## Short task:
Each line in the entries below that holds the string "chart" is to be listed.

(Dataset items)
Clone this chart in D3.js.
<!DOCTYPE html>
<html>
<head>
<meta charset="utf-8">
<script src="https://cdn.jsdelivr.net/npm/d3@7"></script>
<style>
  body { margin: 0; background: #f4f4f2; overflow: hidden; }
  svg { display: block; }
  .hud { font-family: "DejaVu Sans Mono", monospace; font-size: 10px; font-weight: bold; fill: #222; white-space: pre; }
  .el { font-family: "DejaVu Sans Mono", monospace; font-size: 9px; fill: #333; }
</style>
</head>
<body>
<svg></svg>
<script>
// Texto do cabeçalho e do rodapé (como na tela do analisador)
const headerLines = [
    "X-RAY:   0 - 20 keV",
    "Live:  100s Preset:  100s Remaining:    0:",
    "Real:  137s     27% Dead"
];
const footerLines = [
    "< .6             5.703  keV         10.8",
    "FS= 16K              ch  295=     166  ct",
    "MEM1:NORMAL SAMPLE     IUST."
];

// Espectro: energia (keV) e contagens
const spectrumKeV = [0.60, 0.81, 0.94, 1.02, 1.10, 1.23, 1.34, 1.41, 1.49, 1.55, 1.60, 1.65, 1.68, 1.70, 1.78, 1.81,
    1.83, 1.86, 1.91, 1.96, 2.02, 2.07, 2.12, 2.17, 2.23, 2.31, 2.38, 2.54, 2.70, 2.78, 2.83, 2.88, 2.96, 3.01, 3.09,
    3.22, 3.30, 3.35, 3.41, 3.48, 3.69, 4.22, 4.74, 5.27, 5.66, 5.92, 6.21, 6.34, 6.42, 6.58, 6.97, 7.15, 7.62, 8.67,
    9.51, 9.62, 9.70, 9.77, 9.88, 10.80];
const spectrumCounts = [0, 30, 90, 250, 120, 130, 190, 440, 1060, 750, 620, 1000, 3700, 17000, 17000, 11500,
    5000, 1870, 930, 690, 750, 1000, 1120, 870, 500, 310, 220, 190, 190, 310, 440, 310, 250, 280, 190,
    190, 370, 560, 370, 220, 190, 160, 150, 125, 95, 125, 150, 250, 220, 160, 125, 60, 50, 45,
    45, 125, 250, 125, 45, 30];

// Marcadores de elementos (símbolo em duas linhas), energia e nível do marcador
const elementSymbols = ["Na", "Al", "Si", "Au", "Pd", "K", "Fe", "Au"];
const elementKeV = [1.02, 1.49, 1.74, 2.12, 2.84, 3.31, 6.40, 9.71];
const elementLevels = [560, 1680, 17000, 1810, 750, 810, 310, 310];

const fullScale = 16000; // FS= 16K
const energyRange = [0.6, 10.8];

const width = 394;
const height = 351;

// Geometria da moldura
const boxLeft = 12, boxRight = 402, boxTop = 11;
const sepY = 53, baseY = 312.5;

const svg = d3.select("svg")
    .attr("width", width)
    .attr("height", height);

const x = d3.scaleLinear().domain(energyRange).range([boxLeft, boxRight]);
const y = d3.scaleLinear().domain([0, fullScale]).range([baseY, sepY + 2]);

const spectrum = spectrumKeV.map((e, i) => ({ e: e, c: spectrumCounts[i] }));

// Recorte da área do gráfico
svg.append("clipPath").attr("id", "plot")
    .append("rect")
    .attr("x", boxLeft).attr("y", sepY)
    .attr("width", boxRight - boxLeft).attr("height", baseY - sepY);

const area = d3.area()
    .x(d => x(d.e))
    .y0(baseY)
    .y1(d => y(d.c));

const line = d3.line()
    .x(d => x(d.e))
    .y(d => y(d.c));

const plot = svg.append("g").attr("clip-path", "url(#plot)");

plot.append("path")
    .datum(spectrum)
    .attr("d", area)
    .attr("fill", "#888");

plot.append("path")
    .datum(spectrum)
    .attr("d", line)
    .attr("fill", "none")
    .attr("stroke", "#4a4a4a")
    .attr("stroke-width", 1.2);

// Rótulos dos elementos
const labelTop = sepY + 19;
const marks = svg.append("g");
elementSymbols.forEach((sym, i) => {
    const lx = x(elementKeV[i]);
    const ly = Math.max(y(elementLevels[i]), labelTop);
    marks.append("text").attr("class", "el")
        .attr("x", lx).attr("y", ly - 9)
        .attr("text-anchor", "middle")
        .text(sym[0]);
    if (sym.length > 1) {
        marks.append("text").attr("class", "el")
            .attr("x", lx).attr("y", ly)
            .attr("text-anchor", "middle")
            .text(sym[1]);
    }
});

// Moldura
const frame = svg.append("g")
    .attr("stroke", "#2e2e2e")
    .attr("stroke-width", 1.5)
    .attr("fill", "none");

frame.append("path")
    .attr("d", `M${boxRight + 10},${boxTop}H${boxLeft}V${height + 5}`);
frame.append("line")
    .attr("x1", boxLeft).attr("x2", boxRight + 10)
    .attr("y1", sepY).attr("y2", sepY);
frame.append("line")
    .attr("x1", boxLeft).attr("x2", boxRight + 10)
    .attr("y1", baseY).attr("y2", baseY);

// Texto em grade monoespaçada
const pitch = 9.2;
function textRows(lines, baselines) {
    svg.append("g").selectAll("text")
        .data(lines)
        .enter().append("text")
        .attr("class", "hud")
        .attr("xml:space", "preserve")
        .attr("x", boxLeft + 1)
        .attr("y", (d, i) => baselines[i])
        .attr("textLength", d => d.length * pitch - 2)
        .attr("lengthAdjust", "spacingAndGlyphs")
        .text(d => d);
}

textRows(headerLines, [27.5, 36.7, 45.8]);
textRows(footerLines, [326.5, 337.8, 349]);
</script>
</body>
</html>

* * *

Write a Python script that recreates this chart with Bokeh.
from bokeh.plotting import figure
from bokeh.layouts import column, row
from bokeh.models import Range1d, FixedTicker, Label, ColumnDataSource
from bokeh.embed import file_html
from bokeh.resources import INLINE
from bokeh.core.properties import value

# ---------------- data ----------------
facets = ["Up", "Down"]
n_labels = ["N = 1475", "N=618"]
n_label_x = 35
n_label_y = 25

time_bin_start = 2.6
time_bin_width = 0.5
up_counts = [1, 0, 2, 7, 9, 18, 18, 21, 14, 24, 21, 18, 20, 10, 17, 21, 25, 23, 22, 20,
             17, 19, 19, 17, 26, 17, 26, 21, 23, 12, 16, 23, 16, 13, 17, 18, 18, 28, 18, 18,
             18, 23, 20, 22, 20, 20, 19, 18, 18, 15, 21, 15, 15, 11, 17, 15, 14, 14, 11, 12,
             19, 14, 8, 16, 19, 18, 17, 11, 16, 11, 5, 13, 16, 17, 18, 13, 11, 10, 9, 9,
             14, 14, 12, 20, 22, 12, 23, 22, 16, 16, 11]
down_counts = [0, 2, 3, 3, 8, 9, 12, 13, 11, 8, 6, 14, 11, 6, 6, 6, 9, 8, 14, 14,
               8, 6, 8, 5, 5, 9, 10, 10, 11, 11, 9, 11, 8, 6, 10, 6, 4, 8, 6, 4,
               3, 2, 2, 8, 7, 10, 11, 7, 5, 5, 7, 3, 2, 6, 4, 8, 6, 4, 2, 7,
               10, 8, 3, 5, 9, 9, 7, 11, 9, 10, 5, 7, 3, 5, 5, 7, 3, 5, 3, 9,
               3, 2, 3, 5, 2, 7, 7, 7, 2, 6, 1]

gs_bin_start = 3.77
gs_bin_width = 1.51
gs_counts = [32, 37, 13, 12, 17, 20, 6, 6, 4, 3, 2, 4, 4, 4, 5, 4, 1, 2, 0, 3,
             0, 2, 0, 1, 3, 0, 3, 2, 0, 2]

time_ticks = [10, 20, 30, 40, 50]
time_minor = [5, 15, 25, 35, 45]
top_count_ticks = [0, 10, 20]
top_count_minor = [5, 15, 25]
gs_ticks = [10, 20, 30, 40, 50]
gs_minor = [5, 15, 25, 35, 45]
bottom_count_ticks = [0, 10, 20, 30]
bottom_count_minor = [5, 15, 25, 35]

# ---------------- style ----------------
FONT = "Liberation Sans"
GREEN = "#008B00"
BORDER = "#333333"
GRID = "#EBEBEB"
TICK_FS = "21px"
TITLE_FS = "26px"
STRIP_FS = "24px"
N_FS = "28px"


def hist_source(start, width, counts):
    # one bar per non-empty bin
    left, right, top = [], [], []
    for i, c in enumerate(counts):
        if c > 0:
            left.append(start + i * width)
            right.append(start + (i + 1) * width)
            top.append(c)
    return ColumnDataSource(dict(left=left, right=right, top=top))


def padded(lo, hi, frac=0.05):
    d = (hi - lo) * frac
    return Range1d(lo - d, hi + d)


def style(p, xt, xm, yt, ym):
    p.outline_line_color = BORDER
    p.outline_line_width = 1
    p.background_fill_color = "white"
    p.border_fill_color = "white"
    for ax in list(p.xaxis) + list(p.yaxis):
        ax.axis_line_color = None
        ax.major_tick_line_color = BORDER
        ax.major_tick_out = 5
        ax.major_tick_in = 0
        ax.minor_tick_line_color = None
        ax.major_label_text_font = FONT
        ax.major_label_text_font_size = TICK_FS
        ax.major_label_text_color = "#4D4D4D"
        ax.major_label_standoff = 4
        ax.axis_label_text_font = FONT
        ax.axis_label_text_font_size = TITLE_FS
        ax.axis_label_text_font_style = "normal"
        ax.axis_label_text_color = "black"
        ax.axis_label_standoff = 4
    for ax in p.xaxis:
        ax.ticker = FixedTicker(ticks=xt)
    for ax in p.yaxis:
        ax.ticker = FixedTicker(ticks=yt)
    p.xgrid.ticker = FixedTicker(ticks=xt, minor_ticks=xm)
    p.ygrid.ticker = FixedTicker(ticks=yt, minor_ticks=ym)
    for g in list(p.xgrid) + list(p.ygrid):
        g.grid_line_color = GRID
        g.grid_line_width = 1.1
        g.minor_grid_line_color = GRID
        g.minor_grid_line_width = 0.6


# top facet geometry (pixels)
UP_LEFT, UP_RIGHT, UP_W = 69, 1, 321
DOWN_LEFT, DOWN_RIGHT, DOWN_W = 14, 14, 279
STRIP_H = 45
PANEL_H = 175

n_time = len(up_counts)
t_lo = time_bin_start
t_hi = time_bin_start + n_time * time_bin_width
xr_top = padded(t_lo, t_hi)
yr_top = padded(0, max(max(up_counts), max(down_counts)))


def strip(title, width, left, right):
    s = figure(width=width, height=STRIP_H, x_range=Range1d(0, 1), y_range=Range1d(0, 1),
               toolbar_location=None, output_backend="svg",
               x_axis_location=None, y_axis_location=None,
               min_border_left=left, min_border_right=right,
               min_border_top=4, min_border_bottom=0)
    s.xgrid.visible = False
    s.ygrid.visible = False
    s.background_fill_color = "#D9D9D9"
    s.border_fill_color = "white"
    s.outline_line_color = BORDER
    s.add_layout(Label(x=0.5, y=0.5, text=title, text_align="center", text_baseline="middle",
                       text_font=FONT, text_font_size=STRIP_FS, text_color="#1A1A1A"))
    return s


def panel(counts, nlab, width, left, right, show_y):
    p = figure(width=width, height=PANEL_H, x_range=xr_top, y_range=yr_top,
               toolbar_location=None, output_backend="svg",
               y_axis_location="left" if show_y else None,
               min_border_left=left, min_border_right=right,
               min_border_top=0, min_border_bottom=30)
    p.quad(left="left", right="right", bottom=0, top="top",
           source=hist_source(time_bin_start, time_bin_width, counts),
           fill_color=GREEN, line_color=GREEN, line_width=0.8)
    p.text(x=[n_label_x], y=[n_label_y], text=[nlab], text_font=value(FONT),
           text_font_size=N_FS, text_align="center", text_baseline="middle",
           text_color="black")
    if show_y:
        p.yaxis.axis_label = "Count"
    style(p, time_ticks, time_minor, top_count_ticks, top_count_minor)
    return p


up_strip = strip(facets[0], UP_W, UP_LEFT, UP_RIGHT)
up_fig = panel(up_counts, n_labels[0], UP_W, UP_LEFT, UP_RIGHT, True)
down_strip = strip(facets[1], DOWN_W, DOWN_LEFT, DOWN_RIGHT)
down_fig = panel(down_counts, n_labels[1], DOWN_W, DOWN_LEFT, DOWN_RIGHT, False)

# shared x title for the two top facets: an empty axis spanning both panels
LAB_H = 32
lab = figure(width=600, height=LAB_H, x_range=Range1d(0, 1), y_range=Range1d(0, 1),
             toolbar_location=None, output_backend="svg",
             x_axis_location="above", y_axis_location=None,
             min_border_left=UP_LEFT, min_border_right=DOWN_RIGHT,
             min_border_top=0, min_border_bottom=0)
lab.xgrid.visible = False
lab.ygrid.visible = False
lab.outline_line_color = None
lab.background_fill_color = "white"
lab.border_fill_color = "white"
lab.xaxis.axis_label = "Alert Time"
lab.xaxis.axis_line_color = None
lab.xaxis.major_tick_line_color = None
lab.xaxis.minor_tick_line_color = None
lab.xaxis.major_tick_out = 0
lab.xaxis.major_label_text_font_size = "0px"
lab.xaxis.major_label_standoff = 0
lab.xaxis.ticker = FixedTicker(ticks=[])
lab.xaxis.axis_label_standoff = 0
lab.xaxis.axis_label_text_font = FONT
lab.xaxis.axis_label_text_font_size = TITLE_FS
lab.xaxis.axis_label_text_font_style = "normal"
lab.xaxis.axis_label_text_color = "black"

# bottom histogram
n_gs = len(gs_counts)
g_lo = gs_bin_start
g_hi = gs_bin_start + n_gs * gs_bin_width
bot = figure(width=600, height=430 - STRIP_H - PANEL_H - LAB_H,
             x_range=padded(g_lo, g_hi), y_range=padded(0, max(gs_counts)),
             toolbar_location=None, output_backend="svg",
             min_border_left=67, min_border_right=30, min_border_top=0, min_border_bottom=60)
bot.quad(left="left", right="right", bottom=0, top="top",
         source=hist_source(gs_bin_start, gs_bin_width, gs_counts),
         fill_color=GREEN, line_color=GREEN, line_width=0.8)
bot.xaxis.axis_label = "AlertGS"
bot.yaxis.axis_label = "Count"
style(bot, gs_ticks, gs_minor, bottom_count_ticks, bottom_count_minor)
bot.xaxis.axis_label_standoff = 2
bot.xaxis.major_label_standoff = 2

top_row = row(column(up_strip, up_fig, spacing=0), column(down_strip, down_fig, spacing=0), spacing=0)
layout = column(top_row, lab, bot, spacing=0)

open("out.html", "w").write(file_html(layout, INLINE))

## Correct response:
Clone this chart in D3.js.
Write a Python script that recreates this chart with Bokeh.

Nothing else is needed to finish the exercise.